Всякая схема узка и позволяет выявить только какую-то сторону явления (в этом, впрочем, и достоинство любой модели). Для Фромма личность человека в огромной мере определяется бессознательными страстями, образующими характер: все подчинено какой-то доминирующей страсти, в случае Гитлера — деструктивности. Однако, надо заметить, бессознательная система установок и ориентаций человека является значительно более сложной. Представитель когнитивной психологии, например, включил бы в нее не только страсти, но также определенный набор мыслительных установок, клише, накопленных данным индивидом знаний. В случае Гитлера это привело бы, видимо, к более достоверной картине, где национализм связывался бы не со «злостной инцестуозностью», а ксенофобия не выводилась бы из нарциссизма. Ненависть Гитлера к евреям и славянам, коммунистам и социал-демократам была не одной лишь индивидуальной патологией, она коренится в социальной «патологии», в идеологии, имевшей в Германии давние истоки и обострившейся после поражения в войне, Версальского договора, экономического кризиса.
Фромм готов признать наличие значительных интеллектуальных способностей у Гитлера, но они оказываются в полном подчинении у бессознательных деструктивных желаний. Вряд ли такая личность была бы способна пробиться к власти и долго ее удерживать. Значительно большей была роль холодного расчета. Не спонтанная ярость, как полагает Фромм, толкнула Гитлера на войну с Польшей, а тем самым и на мировую войну, — планы ее уже были разработаны, когда Гитлер ставил вопрос о «данцигском коридоре». То же самое можно сказать о многих других решениях фюрера, которые Фромм относит исключительно к влиянию иррациональной деструктивности.

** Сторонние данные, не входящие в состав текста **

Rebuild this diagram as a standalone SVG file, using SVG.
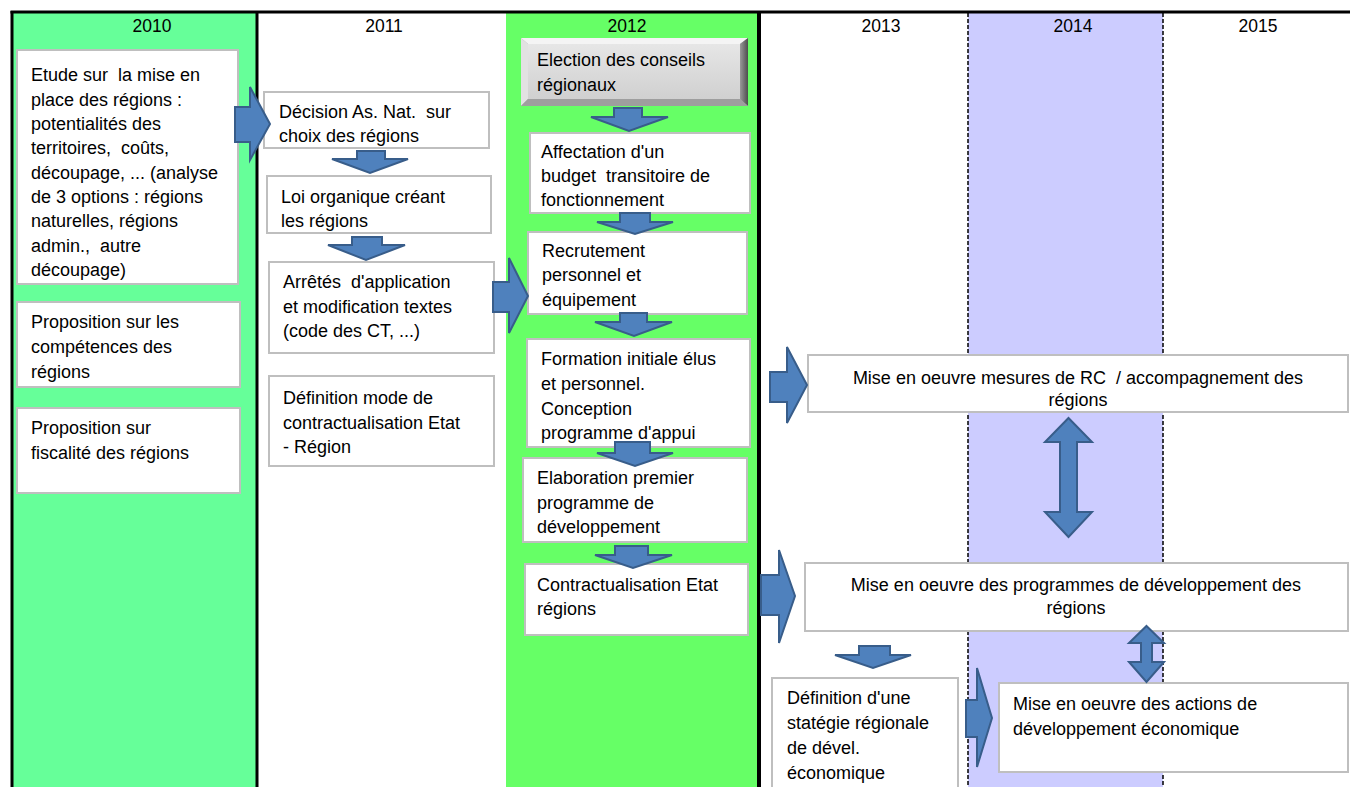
<svg xmlns="http://www.w3.org/2000/svg" width="1350" height="787" viewBox="0 0 1350 787">
<defs>
<style>
text{font-family:"Liberation Sans",Arial,sans-serif;font-size:18px;fill:#000;white-space:pre}
.yr{font-size:17.5px;text-anchor:middle}
.box{fill:#fff;stroke:#BFBFBF;stroke-width:2}
.arr{fill:#4F81BD;stroke:#385D8A;stroke-width:2;stroke-linejoin:miter}
.c{text-anchor:middle}
</style>
<linearGradient id="face" x1="0" y1="0" x2="0" y2="1">
<stop offset="0" stop-color="#E6E6E6"/><stop offset="1" stop-color="#D0D0D0"/>
</linearGradient>
<linearGradient id="rbev" x1="0" y1="0" x2="1" y2="0">
<stop offset="0" stop-color="#9A9A9A"/><stop offset="1" stop-color="#4D4D4D"/>
</linearGradient>
</defs>

<g id="columns">
<rect x="12" y="12" width="245" height="775" fill="#66FF99"/>
<rect x="506" y="12" width="253" height="775" fill="#66FF66"/>
<rect x="968" y="12" width="195" height="775" fill="#CCCCFF"/>
<line x1="10.5" y1="12" x2="1350" y2="12" stroke="#000" stroke-width="3"/>
<line x1="12" y1="11" x2="12" y2="787" stroke="#000" stroke-width="3"/>
<line x1="257" y1="11" x2="257" y2="787" stroke="#000" stroke-width="3"/>
<line x1="759" y1="11" x2="759" y2="787" stroke="#000" stroke-width="4"/>
<line x1="968" y1="13" x2="968" y2="787" stroke="#000" stroke-width="1.5" stroke-dasharray="4 2"/>
<line x1="1163" y1="13" x2="1163" y2="787" stroke="#000" stroke-width="1.5" stroke-dasharray="4 2"/>
<text class="yr" x="152" y="32">2010</text>
<text class="yr" x="384" y="32">2011</text>
<text class="yr" x="627" y="32">2012</text>
<text class="yr" x="881" y="32">2013</text>
<text class="yr" x="1073" y="32">2014</text>
<text class="yr" x="1258" y="32">2015</text>
</g>

<g id="n-etude">
<rect class="box" x="17" y="50" width="221" height="234"/>
<text x="31" y="81">Etude sur  la mise en</text>
<text x="31" y="105.5">place des régions :</text>
<text x="31" y="130">potentialités des</text>
<text x="31" y="154">territoires,  coûts,</text>
<text x="31" y="178.5">découpage, ... (analyse</text>
<text x="31" y="203">de 3 options : régions</text>
<text x="31" y="227">naturelles, régions</text>
<text x="31" y="251.5">admin.,  autre</text>
<text x="31" y="276">découpage)</text>
</g>
<g id="n-competences">
<rect class="box" x="17" y="302" width="223" height="85"/>
<text x="31" y="328">Proposition sur les</text>
<text x="31" y="353">compétences des</text>
<text x="31" y="378">régions</text>
</g>
<g id="n-fiscalite">
<rect class="box" x="17" y="408" width="223" height="85"/>
<text x="31" y="434">Proposition sur</text>
<text x="31" y="459">fiscalité des régions</text>
</g>

<g id="n-decision">
<rect class="box" x="264" y="92" width="225" height="56"/>
<text x="279" y="118">Décision As. Nat.  sur</text>
<text x="279" y="142">choix des régions</text>
</g>
<g id="n-loi">
<rect class="box" x="267" y="176" width="224" height="57"/>
<text x="281" y="203">Loi organique créant</text>
<text x="281" y="227">les régions</text>
</g>
<g id="n-arretes">
<rect class="box" x="269" y="262" width="225" height="91"/>
<text x="283" y="288">Arrêtés  d'application</text>
<text x="283" y="313">et modification textes</text>
<text x="283" y="337">(code des CT, ...)</text>
</g>
<g id="n-contract-mode">
<rect class="box" x="269" y="376" width="225" height="90"/>
<text x="283" y="404">Définition mode de</text>
<text x="283" y="429">contractualisation Etat</text>
<text x="283" y="453">- Région</text>
</g>

<g id="n-election">
<rect x="521" y="38" width="227" height="68" fill="#A8A8A8"/>
<polygon points="521,38 748,38 740,44 528,44" fill="#F4F4F4"/>
<polygon points="521,38 528,44 528,99 521,106" fill="#E2E2E2"/>
<polygon points="748,38 748,106 740,99 740,44" fill="url(#rbev)"/>
<polygon points="521,106 748,106 740,99 528,99" fill="#9E9E9E"/>
<rect x="528" y="44" width="212" height="55" fill="url(#face)"/>
<text x="537" y="66">Election des conseils</text>
<text x="537" y="91">régionaux</text>
</g>
<g id="n-affectation">
<rect class="box" x="530" y="133" width="220" height="80"/>
<text x="541" y="158">Affectation d'un</text>
<text x="541" y="182">budget  transitoire de</text>
<text x="541" y="206">fonctionnement</text>
</g>
<g id="n-recrutement">
<rect class="box" x="528" y="232" width="219" height="82"/>
<text x="542" y="257">Recrutement</text>
<text x="542" y="281">personnel et</text>
<text x="542" y="306">équipement</text>
</g>
<g id="n-formation">
<rect class="box" x="527" y="339" width="223" height="108"/>
<text x="541" y="365">Formation initiale élus</text>
<text x="541" y="390">et personnel.</text>
<text x="541" y="415">Conception</text>
<text x="541" y="439">programme d'appui</text>
</g>
<g id="n-elaboration">
<rect class="box" x="523" y="458" width="224" height="84"/>
<text x="537" y="484">Elaboration premier</text>
<text x="537" y="509">programme de</text>
<text x="537" y="533">développement</text>
</g>
<g id="n-contract">
<rect class="box" x="525" y="564" width="223" height="71"/>
<text x="537" y="591">Contractualisation Etat</text>
<text x="537" y="615">régions</text>
</g>

<g id="n-rc">
<rect class="box" x="808" y="355" width="540" height="57"/>
<text class="c" x="1078" y="384">Mise en oeuvre mesures de RC  / accompagnement des</text>
<text class="c" x="1078" y="406">régions</text>
</g>
<g id="n-programmes">
<rect class="box" x="805" y="563" width="543" height="68"/>
<text class="c" x="1076" y="591">Mise en oeuvre des programmes de développement des</text>
<text class="c" x="1076" y="614">régions</text>
</g>
<g id="n-strategie">
<rect class="box" x="772" y="678" width="186" height="112"/>
<text x="787" y="704">Définition d'une</text>
<text x="787" y="729">statégie régionale</text>
<text x="787" y="754">de dével.</text>
<text x="787" y="779">économique</text>
</g>
<g id="n-actions">
<rect class="box" x="999" y="683" width="349" height="89"/>
<text x="1013" y="710">Mise en oeuvre des actions de</text>
<text x="1013" y="735">développement économique</text>
</g>

<g id="connectors">
<polygon class="arr" points="235,107 250,107 250,87 270,124 250,160 250,142 235,142"/>
<polygon class="arr" points="357,151 385,151 385,159 408,159 370,173 332,159 357,159"/>
<polygon class="arr" points="352,237 382,237 382,245 405,245 366,260 328,245 352,245"/>
<polygon class="arr" points="493,282 509,282 509,258 528,296 509,333 509,312 493,312"/>
<polygon class="arr" points="614,108 642,108 642,117 668,117 629,131 591,117 614,117"/>
<polygon class="arr" points="620,213 650,213 650,222 673,222 635,234 597,222 620,222"/>
<polygon class="arr" points="620,313 647,313 647,322 672,322 634,336 595,322 620,322"/>
<polygon class="arr" points="615,442 650,442 650,453 673,453 635,466 597,453 615,453"/>
<polygon class="arr" points="615,546 648,546 648,555 672,555 633,568 595,555 615,555"/>
<polygon class="arr" points="770,372 787,372 787,347 807,385 787,423 787,402 770,402"/>
<polygon class="arr" points="761,575 779,575 779,550 795,596 779,643 779,615 761,615"/>
<polygon class="arr" points="1068.5,418 1092,442 1077,442 1077,512 1092,512 1068.5,537 1045,512 1060,512 1060,442 1045,442"/>
<polygon class="arr" points="859,646 890,646 890,655 911,655 873,668 835,655 859,655"/>
<polygon class="arr" points="966,700 977,700 977,668 992,718 977,767 977,737 966,737"/>
<polygon class="arr" points="1146.5,626 1164,643 1152,643 1152,662 1164,662 1146.5,682 1129,662 1141,662 1141,643 1129,643"/>
</g>
</svg>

Фромм верно замечает, что Гитлер не является каким-то уникальным индивидом, что людей с подобными чертами характера имеется немало. Тогда возникает вопрос: есть ли вообще нужда в учении о характере как индивидуальном ответе на экзистенциальные противоречия, который, к тому же, дается в раннем детстве? Конечно, корни деструктивного поведения заметны уже в детстве и юности Гитлера. Он был озлобленным на весь белый свет, был переполнен мстительной ненавистью. Но таких молодых людей было много в европейских столицах начала века, они пополняли ряды и революционеров-террористов, и националистических группировок, и просто преступного элемента. После войны они насчитывались уже десятками тысяч — выбитые из гражданской жизни, привычные к крови, готовые решать все вопросы с помощью оружия и рвущиеся к власти. Из них формировал свои легионы Муссолини, они были костяком многочисленных правых союзов в Германии. Вряд ли Гитлер сильно отличался психологически от этой массы. Социальной психологии хорошо известна следующая закономерность: когда группа испытывает чувства беспокойства, страха, ненависти, то она выталкивает в свои вожди тех, у кого эти чувства наиболее ярко выражены. Будучи своеобразным медиумом, Гитлер был носителем не только собственной деструктивности, на него проецировались страх и агрессивность масс. Индивидуальная «некрофилия» Гитлера представляет интерес лишь потому, что у него имелась предрасположенность к роли вождя в таких условиях, ибо деструктивный характер развился у него ранее.
Спор о роли личности в истории длится уже давно, и всем понятна неудовлетворительность чисто социологического подхода. На «классическое» решение Плеханова (по поводу Наполеона: нужна была «шпага», и ее призвали) еще Сартр заметил: не в том ли весь вопрос, какая шпага призывается, всякий ли из призванных генералов мог сделаться императором и залить кровью всю Европу? Тоталитарные режимы в Германии, Италии, России возникли в результате первой мировой войны, революций и контрреволюций, но многое в истории этих стран связано с личностью того диктатора, который взобрался на вершину власти. Режимы личной власти неизбежно персонифицируются, и термины «гитлеризм», «сталинизм», «маоизм», «франкизм» передают опыт миллионов людей и сохраняют свою значимость для историков и социологов. При сходных экономических и политических структурах личность накладывает отпечаток на всю систему; понятна, например, разница между Кадаром и Чаушеску.
Поэтому психологические исследования, вроде того, которое было проделано Фроммом, многое дают нам для понимания истории нашего века. Предложенная Фроммом картина «клинического случая некрофилии» не является бесспорной, но она проливает свет на то, как могут соединяться и взаимодействовать в истории психика преданного деструктивным страстям индивида и политический режим, способствующий реализации самых чудовищных фантазий. Если же учесть, что подобные Гитлеру личности всплывают со дна общества в условиях экономического и политического кризиса, на волне массовых волнений, национальных страстей и призывов к насилию, то такого рода исследования обретают и практический смысл.